THE PROBLEM -
Extract, without alteration, each line from the start of the listing to the line bearing "import pandas as pd".

▼▼▼

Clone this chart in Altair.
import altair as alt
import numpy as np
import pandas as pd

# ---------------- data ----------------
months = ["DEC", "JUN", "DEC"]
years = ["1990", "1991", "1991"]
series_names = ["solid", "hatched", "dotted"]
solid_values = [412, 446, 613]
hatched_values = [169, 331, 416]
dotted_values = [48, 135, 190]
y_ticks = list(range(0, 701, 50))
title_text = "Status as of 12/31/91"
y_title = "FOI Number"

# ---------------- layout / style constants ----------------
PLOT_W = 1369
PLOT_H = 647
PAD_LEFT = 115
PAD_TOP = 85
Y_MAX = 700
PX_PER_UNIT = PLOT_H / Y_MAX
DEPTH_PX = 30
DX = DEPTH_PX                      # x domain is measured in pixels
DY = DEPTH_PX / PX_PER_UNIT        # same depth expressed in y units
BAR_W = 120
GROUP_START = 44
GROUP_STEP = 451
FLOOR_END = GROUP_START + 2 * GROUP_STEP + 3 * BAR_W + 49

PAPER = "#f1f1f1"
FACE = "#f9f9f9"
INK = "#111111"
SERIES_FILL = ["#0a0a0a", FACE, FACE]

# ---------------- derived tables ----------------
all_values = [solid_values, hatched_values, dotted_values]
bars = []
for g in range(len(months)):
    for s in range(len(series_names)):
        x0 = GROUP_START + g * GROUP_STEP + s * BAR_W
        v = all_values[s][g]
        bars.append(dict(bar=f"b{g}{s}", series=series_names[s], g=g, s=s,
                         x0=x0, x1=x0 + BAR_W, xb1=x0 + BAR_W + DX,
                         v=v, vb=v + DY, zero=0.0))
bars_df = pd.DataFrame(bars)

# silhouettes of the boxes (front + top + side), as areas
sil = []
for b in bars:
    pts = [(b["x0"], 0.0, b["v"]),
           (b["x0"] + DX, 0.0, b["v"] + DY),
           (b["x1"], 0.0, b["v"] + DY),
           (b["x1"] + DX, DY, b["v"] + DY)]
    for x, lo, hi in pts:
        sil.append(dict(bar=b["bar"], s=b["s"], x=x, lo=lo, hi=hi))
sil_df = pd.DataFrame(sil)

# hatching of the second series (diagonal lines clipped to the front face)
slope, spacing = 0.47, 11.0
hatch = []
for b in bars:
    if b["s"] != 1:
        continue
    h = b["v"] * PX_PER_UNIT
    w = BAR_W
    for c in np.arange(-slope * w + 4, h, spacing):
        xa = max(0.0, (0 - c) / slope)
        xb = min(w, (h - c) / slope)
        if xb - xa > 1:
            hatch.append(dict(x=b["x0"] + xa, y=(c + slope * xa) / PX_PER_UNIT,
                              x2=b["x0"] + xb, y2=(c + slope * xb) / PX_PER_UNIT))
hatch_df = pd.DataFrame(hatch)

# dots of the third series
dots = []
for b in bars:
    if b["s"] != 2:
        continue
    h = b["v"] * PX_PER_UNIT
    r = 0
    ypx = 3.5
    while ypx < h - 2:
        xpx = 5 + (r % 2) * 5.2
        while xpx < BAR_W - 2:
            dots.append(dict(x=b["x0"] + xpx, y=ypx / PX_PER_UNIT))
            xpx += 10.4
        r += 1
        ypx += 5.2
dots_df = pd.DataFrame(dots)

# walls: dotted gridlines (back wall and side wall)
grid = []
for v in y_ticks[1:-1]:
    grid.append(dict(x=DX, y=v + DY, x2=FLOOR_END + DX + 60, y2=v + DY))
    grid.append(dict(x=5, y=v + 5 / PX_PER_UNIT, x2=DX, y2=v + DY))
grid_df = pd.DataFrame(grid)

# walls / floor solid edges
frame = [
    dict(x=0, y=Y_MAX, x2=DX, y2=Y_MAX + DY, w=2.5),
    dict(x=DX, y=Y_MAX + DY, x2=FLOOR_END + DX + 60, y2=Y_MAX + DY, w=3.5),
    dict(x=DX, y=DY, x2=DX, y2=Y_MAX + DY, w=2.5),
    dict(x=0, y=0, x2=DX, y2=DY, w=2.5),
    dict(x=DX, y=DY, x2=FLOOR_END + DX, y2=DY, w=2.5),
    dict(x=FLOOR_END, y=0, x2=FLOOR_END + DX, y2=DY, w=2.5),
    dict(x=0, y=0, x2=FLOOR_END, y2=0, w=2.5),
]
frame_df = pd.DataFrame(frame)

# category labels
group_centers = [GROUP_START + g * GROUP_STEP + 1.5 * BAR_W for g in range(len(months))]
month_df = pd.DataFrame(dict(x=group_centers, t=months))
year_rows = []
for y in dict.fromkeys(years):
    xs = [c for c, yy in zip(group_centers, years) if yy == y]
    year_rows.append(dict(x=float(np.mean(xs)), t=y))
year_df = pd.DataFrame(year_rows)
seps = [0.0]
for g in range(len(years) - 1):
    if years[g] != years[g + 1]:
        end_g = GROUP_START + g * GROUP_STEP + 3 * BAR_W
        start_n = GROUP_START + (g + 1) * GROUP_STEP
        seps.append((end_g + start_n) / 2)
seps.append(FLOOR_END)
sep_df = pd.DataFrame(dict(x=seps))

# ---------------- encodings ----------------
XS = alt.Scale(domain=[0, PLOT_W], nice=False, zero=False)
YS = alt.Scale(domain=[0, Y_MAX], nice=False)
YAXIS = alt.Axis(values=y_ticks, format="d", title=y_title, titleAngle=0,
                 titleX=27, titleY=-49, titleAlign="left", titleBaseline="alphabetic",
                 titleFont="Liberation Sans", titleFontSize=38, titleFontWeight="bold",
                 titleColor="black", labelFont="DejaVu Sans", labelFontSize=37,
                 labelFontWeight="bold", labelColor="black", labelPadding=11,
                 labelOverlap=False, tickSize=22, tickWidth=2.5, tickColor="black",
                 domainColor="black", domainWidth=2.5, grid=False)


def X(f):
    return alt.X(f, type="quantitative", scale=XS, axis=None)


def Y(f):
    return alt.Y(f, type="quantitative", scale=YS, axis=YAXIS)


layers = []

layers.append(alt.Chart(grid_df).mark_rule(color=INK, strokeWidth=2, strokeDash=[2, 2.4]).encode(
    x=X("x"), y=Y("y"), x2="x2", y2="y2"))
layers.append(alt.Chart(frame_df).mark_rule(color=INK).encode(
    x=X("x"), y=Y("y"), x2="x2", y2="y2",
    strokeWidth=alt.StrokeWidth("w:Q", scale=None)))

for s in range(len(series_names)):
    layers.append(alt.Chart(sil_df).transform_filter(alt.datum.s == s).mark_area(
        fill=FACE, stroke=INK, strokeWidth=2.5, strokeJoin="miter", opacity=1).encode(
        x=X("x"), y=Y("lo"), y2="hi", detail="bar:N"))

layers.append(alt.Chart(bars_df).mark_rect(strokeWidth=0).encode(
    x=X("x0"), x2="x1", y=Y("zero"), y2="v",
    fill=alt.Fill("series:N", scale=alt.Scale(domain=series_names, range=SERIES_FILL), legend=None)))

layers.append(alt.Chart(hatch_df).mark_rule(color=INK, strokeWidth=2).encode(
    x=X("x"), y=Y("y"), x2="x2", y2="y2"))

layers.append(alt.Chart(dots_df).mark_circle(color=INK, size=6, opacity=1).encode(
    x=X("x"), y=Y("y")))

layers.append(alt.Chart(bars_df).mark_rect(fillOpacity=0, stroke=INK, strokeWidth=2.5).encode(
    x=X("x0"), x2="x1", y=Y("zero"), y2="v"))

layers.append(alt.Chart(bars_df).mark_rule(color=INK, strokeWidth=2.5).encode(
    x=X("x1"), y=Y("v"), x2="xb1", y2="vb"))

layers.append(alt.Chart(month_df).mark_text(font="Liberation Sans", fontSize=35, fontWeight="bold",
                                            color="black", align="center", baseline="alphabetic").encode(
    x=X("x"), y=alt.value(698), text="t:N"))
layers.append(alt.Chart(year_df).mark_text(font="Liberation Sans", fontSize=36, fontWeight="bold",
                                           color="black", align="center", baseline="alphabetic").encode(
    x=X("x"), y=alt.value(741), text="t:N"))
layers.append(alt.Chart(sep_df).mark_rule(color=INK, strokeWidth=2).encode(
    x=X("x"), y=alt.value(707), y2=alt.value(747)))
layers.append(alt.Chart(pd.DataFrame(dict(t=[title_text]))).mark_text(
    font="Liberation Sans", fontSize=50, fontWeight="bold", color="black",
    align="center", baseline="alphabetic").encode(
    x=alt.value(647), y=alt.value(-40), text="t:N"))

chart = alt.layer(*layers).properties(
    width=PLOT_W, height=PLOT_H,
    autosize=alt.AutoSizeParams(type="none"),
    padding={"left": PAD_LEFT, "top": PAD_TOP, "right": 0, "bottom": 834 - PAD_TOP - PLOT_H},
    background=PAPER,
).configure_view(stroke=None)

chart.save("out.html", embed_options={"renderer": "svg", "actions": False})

▲▲▲

RESPONSE TO THIS EXERCISE -
Clone this chart in Altair.
import altair as alt
import numpy as np
import pandas as pd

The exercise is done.